KARACHI – International Monetary Fund (IMF) has not added Pakistan to agenda for its Executive Board meetings until September 18.
As per IMF’s updated schedule, the meetings on September 9, 13, and 18 will not cover Pakistan’s proposed 37-month Extended Fund Facility (EFF) worth approximately $7 billion.
Islamabad successfully clinched $3 billion Standby Arrangement (SBA) with the IMF, which helped improve its foreign exchange reserves and ease external account pressures. Following this, on July 12, Pakistan and the IMF reached a staff-level agreement on a new $7 billion EFF. However, this agreement still requires approval from the IMF’s Executive Board and confirmation of necessary financing assurances from Pakistan’s development and bilateral partners.
Sharif-led government is working to secure rollover of $12 billion in loans from key allies, including China, Saudi Arabia, and the UAE, and has also requested an additional $1.2 billion from Saudi Arabia to cover a $2 billion financing gap.

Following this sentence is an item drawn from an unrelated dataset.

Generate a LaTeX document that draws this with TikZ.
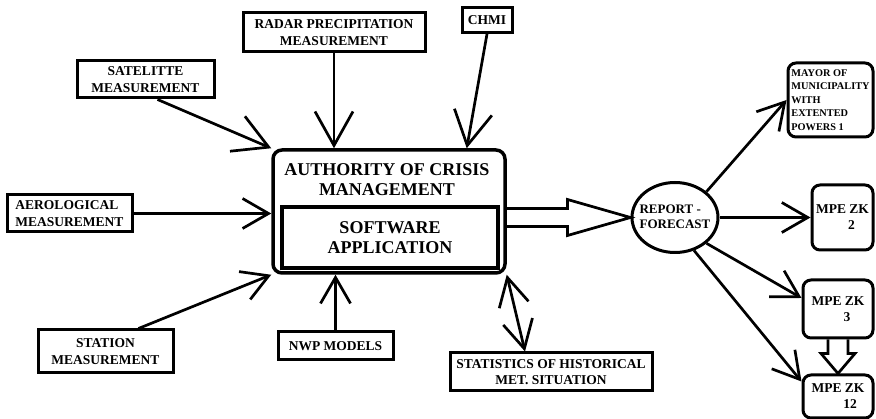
\documentclass[tikz,border=0pt]{standalone}
\usepackage{fontspec}
\setmainfont{Liberation Serif}
\usepackage{tikz}
\usetikzlibrary{shapes.geometric,arrows.meta,calc}

\tikzstyle{source} = [rectangle, draw, line width=3pt, align=center,
inner sep=2pt, font=\fontsize{13.5}{16.5}\selectfont\bfseries]
\tikzstyle{office} = [rectangle, draw, line width=3pt, rounded corners=8pt,
align=center, inner sep=1.5pt, font=\fontsize{13.5}{16}\selectfont\bfseries]
\tikzstyle{bigtext} = [align=center, font=\fontsize{18}{20}\selectfont\bfseries]
\tikzstyle{line} = [draw, line width=2.7pt, -{Straight Barb[length=26pt,width=30pt]}]
\tikzstyle{bigline} = [draw, line width=2.7pt, -{Straight Barb[length=34pt,width=38pt]}]
\tikzstyle{twoway} = [draw, line width=2.7pt,
{Straight Barb[length=28pt,width=30pt]}-{Straight Barb[length=28pt,width=30pt]}]
\tikzstyle{block} = [draw, line width=2.7pt, line join=miter]

\begin{document}
\begin{tikzpicture}[x=1pt, y=-1pt]
\useasboundingbox (0,0) rectangle (876,419);
% Place nodes
\node [source, minimum width=182, minimum height=39] (radar) at (334,32.5) {RADAR PRECIPITATION\\MEASUREMENT};
\node [source, minimum width=50, minimum height=25] (chmi) at (487,20) {CHMI};
\node [source, minimum width=137, minimum height=37] (sat) at (145.5,79.5) {SATELITTE\\MEASUREMENT};
\node [source, align=left, minimum width=125, minimum height=37] (aero) at (69.5,213.5) {AEROLOGICAL\\MEASUREMENT};
\node [source, minimum width=135, minimum height=43] (station) at (105.5,351.5) {STATION\\MEASUREMENT};
\node [source, minimum width=115, minimum height=28] (nwp) at (335.5,346) {NWP MODELS};
\node [source, minimum width=202, minimum height=38] (stats) at (551,372) {STATISTICS OF HISTORICAL\\MET. SITUATION};

\node [draw, line width=3.5pt, rounded corners=9pt, minimum width=232, minimum height=123] (auth) at (389,211.5) {};
\node [bigtext] (authtxt) at (387,180) {AUTHORITY OF CRISIS\\MANAGEMENT};
\node [draw, line width=3.5pt, bigtext, minimum width=216, minimum height=61] (soft) at (390,237.5) {SOFTWARE\\APPLICATION};

\node [draw, ellipse, line width=3pt, minimum width=86, minimum height=70, inner sep=0pt] (rep) at (675,217.5) {};
\node [align=left, inner sep=0pt, font=\fontsize{13}{15.5}\selectfont\bfseries] (reptxt) at (675,217) {REPORT -\\FORECAST};

\node [office, align=left, minimum width=85, minimum height=74, font=\fontsize{10.3}{13.5}\selectfont\bfseries] (mayor) at (830.5,100) {MAYOR OF\\MUNICIPALITY\\WITH\\EXTENTED\\POWERS 1};
\node [office, minimum width=61, minimum height=65] (mpe2) at (842.5,217.5) {MPE ZK\\\hspace*{18pt}2};
\node [office, minimum width=70, minimum height=58] (mpe3) at (838,309) {MPE ZK\\\hspace*{18pt}3};
\node [office, minimum width=70, minimum height=43] (mpe12) at (838,396.5) {MPE ZK\\\hspace*{24pt}12};

\coordinate (authout) at (auth.east |- rep.west);

% Draw edges
\path [bigline] (radar.south) -- (radar.south |- auth.north);
\path [bigline] (chmi.south) -- ([xshift=-40pt]auth.north east);
\path [bigline] ([xshift=12pt]sat.south) -- (auth.north west);
\path [line] (aero.east) -- (auth.west |- aero.east);
\path [line] ([xshift=33pt]station.north) -- (auth.south west);
\path [line] (nwp.north) -- (nwp.north |- auth.south);
\path [twoway] (auth.south east) -- ([xshift=-26pt]stats.north);

\path [block] ($(authout)+(0,-9)$) -- ($(rep.west)+(-63,-9)$) -- ($(rep.west)+(-63,-18)$)
  -- (rep.west) -- ($(rep.west)+(-63,18)$) -- ($(rep.west)+(-63,9)$) -- ($(authout)+(0,9)$);

\path [line] (rep.north east) -- (mayor.west);
\path [line] (rep.east) -- (mpe2.west);
\path [line] (rep.south east) -- ([yshift=11pt]mpe3.west);
\path [line] (rep.-60) -- ([yshift=-8pt]mpe12.north west);

\path [block] ($(mpe3.south)+(-10,0)$) -- ($(mpe12.north)+(-10,-20)$) -- ($(mpe12.north)+(-17,-20)$)
  -- (mpe12.north) -- ($(mpe12.north)+(17,-20)$) -- ($(mpe12.north)+(10,-20)$) -- ($(mpe3.south)+(10,0)$);
\end{tikzpicture}
\end{document}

Finance Minister Muhammad Aurangzeb has indicated that the IMF Executive Board is expected to approve the program on time, as Pakistan is close to finalizing its financing assurances. Pakistan’s foreign exchange reserves have significantly improved, currently at $9.44 billion compared to $3.54 billion in mid-June 2023.
Despite these improvements, the IMF program remains crucial for Pakistan’s economic stability, as the country continues to face challenges in advancing reforms without IMF support.